## EXERCISE DETAILS
Reproduce the material exactly, omitting nothing.

## DATA BLOCK

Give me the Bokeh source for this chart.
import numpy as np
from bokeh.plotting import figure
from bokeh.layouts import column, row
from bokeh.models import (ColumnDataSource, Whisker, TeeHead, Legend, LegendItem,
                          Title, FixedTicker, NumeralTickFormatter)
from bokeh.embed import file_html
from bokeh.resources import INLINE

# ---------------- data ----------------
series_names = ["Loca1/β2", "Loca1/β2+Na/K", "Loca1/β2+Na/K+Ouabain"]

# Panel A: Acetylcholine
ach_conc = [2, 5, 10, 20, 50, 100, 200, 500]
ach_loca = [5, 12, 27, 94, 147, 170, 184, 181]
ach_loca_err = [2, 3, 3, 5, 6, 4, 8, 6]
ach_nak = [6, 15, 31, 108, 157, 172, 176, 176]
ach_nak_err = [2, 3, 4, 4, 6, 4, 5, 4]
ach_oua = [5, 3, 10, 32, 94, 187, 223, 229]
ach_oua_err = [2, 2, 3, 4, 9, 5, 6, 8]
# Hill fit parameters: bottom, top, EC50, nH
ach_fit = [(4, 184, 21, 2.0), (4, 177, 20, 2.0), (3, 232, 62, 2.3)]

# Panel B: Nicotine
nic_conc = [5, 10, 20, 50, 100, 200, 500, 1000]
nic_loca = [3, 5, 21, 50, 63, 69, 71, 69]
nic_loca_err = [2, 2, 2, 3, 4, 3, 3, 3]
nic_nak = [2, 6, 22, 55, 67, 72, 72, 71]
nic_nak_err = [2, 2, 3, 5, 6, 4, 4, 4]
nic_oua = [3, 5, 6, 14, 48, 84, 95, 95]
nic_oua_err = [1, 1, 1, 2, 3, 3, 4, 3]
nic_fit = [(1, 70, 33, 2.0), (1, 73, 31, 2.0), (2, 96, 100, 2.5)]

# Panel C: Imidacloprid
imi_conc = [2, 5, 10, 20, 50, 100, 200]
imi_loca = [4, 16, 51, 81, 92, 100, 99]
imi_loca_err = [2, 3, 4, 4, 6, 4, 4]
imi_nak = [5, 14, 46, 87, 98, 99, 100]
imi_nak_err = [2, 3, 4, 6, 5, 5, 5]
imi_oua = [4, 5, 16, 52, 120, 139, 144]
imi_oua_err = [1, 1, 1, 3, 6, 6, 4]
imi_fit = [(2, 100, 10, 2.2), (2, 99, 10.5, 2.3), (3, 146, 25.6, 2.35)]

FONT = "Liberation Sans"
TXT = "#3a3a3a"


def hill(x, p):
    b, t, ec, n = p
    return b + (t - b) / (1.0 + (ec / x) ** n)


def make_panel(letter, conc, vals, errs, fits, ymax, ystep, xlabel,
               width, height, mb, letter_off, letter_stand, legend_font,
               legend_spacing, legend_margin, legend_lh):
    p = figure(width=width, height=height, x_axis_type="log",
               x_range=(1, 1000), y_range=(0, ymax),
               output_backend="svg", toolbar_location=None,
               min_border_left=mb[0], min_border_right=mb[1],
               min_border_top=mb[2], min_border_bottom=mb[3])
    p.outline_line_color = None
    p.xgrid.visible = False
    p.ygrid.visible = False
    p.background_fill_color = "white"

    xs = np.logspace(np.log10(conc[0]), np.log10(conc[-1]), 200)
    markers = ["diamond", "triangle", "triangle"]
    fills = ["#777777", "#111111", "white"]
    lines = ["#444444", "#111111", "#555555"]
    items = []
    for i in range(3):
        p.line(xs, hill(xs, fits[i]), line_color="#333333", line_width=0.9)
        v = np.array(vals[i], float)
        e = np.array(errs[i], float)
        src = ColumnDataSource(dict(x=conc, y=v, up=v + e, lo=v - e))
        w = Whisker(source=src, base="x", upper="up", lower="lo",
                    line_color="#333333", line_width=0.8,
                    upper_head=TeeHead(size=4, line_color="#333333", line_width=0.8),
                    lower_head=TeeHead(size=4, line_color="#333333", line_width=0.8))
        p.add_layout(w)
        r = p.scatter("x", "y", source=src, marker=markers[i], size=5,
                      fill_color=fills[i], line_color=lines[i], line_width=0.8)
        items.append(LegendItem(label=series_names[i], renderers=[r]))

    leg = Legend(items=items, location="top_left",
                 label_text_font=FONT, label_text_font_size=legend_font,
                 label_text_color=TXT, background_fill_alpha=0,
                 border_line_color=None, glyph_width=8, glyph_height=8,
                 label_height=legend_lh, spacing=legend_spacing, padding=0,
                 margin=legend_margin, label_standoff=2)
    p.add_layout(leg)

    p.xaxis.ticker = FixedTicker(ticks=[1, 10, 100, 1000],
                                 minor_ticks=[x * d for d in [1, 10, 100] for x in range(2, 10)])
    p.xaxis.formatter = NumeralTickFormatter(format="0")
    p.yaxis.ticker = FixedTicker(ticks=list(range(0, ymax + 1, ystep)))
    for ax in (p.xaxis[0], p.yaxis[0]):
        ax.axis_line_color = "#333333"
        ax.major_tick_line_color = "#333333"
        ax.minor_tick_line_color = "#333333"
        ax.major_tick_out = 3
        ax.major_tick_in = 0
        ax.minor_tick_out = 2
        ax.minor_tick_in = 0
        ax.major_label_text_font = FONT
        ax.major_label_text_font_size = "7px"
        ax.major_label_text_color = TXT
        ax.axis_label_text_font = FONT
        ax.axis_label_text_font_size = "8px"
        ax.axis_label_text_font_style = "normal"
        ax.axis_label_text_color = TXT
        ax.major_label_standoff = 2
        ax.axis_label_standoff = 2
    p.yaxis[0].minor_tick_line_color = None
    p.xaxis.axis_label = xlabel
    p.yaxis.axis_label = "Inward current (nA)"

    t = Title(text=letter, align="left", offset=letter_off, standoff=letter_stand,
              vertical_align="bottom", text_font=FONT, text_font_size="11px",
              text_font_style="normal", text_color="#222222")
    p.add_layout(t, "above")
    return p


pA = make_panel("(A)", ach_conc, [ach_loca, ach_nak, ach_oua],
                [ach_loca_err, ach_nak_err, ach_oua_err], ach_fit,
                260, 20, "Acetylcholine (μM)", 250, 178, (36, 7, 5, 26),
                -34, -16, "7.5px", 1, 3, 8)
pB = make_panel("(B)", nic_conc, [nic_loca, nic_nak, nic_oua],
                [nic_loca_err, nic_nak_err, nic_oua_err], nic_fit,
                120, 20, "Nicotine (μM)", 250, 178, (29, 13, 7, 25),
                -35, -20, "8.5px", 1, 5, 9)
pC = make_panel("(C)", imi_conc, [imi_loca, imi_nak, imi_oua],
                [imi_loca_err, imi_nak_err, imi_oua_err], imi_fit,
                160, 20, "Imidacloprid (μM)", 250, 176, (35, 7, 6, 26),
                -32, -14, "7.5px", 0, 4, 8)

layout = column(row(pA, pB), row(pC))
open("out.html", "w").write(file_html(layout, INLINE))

## COMPLETED TASK
Give me the Bokeh source for this chart.
import numpy as np
from bokeh.plotting import figure
from bokeh.layouts import column, row
from bokeh.models import (ColumnDataSource, Whisker, TeeHead, Legend, LegendItem,
                          Title, FixedTicker, NumeralTickFormatter)
from bokeh.embed import file_html
from bokeh.resources import INLINE

# ---------------- data ----------------
series_names = ["Loca1/β2", "Loca1/β2+Na/K", "Loca1/β2+Na/K+Ouabain"]

# Panel A: Acetylcholine
ach_conc = [2, 5, 10, 20, 50, 100, 200, 500]
ach_loca = [5, 12, 27, 94, 147, 170, 184, 181]
ach_loca_err = [2, 3, 3, 5, 6, 4, 8, 6]
ach_nak = [6, 15, 31, 108, 157, 172, 176, 176]
ach_nak_err = [2, 3, 4, 4, 6, 4, 5, 4]
ach_oua = [5, 3, 10, 32, 94, 187, 223, 229]
ach_oua_err = [2, 2, 3, 4, 9, 5, 6, 8]
# Hill fit parameters: bottom, top, EC50, nH
ach_fit = [(4, 184, 21, 2.0), (4, 177, 20, 2.0), (3, 232, 62, 2.3)]

# Panel B: Nicotine
nic_conc = [5, 10, 20, 50, 100, 200, 500, 1000]
nic_loca = [3, 5, 21, 50, 63, 69, 71, 69]
nic_loca_err = [2, 2, 2, 3, 4, 3, 3, 3]
nic_nak = [2, 6, 22, 55, 67, 72, 72, 71]
nic_nak_err = [2, 2, 3, 5, 6, 4, 4, 4]
nic_oua = [3, 5, 6, 14, 48, 84, 95, 95]
nic_oua_err = [1, 1, 1, 2, 3, 3, 4, 3]
nic_fit = [(1, 70, 33, 2.0), (1, 73, 31, 2.0), (2, 96, 100, 2.5)]

# Panel C: Imidacloprid
imi_conc = [2, 5, 10, 20, 50, 100, 200]
imi_loca = [4, 16, 51, 81, 92, 100, 99]
imi_loca_err = [2, 3, 4, 4, 6, 4, 4]
imi_nak = [5, 14, 46, 87, 98, 99, 100]
imi_nak_err = [2, 3, 4, 6, 5, 5, 5]
imi_oua = [4, 5, 16, 52, 120, 139, 144]
imi_oua_err = [1, 1, 1, 3, 6, 6, 4]
imi_fit = [(2, 100, 10, 2.2), (2, 99, 10.5, 2.3), (3, 146, 25.6, 2.35)]

FONT = "Liberation Sans"
TXT = "#3a3a3a"


def hill(x, p):
    b, t, ec, n = p
    return b + (t - b) / (1.0 + (ec / x) ** n)


def make_panel(letter, conc, vals, errs, fits, ymax, ystep, xlabel,
               width, height, mb, letter_off, letter_stand, legend_font,
               legend_spacing, legend_margin, legend_lh):
    p = figure(width=width, height=height, x_axis_type="log",
               x_range=(1, 1000), y_range=(0, ymax),
               output_backend="svg", toolbar_location=None,
               min_border_left=mb[0], min_border_right=mb[1],
               min_border_top=mb[2], min_border_bottom=mb[3])
    p.outline_line_color = None
    p.xgrid.visible = False
    p.ygrid.visible = False
    p.background_fill_color = "white"

    xs = np.logspace(np.log10(conc[0]), np.log10(conc[-1]), 200)
    markers = ["diamond", "triangle", "triangle"]
    fills = ["#777777", "#111111", "white"]
    lines = ["#444444", "#111111", "#555555"]
    items = []
    for i in range(3):
        p.line(xs, hill(xs, fits[i]), line_color="#333333", line_width=0.9)
        v = np.array(vals[i], float)
        e = np.array(errs[i], float)
        src = ColumnDataSource(dict(x=conc, y=v, up=v + e, lo=v - e))
        w = Whisker(source=src, base="x", upper="up", lower="lo",
                    line_color="#333333", line_width=0.8,
                    upper_head=TeeHead(size=4, line_color="#333333", line_width=0.8),
                    lower_head=TeeHead(size=4, line_color="#333333", line_width=0.8))
        p.add_layout(w)
        r = p.scatter("x", "y", source=src, marker=markers[i], size=5,
                      fill_color=fills[i], line_color=lines[i], line_width=0.8)
        items.append(LegendItem(label=series_names[i], renderers=[r]))

    leg = Legend(items=items, location="top_left",
                 label_text_font=FONT, label_text_font_size=legend_font,
                 label_text_color=TXT, background_fill_alpha=0,
                 border_line_color=None, glyph_width=8, glyph_height=8,
                 label_height=legend_lh, spacing=legend_spacing, padding=0,
                 margin=legend_margin, label_standoff=2)
    p.add_layout(leg)

    p.xaxis.ticker = FixedTicker(ticks=[1, 10, 100, 1000],
                                 minor_ticks=[x * d for d in [1, 10, 100] for x in range(2, 10)])
    p.xaxis.formatter = NumeralTickFormatter(format="0")
    p.yaxis.ticker = FixedTicker(ticks=list(range(0, ymax + 1, ystep)))
    for ax in (p.xaxis[0], p.yaxis[0]):
        ax.axis_line_color = "#333333"
        ax.major_tick_line_color = "#333333"
        ax.minor_tick_line_color = "#333333"
        ax.major_tick_out = 3
        ax.major_tick_in = 0
        ax.minor_tick_out = 2
        ax.minor_tick_in = 0
        ax.major_label_text_font = FONT
        ax.major_label_text_font_size = "7px"
        ax.major_label_text_color = TXT
        ax.axis_label_text_font = FONT
        ax.axis_label_text_font_size = "8px"
        ax.axis_label_text_font_style = "normal"
        ax.axis_label_text_color = TXT
        ax.major_label_standoff = 2
        ax.axis_label_standoff = 2
    p.yaxis[0].minor_tick_line_color = None
    p.xaxis.axis_label = xlabel
    p.yaxis.axis_label = "Inward current (nA)"

    t = Title(text=letter, align="left", offset=letter_off, standoff=letter_stand,
              vertical_align="bottom", text_font=FONT, text_font_size="11px",
              text_font_style="normal", text_color="#222222")
    p.add_layout(t, "above")
    return p


pA = make_panel("(A)", ach_conc, [ach_loca, ach_nak, ach_oua],
                [ach_loca_err, ach_nak_err, ach_oua_err], ach_fit,
                260, 20, "Acetylcholine (μM)", 250, 178, (36, 7, 5, 26),
                -34, -16, "7.5px", 1, 3, 8)
pB = make_panel("(B)", nic_conc, [nic_loca, nic_nak, nic_oua],
                [nic_loca_err, nic_nak_err, nic_oua_err], nic_fit,
                120, 20, "Nicotine (μM)", 250, 178, (29, 13, 7, 25),
                -35, -20, "8.5px", 1, 5, 9)
pC = make_panel("(C)", imi_conc, [imi_loca, imi_nak, imi_oua],
                [imi_loca_err, imi_nak_err, imi_oua_err], imi_fit,
                160, 20, "Imidacloprid (μM)", 250, 176, (35, 7, 6, 26),
                -32, -14, "7.5px", 0, 4, 8)

layout = column(row(pA, pB), row(pC))
open("out.html", "w").write(file_html(layout, INLINE))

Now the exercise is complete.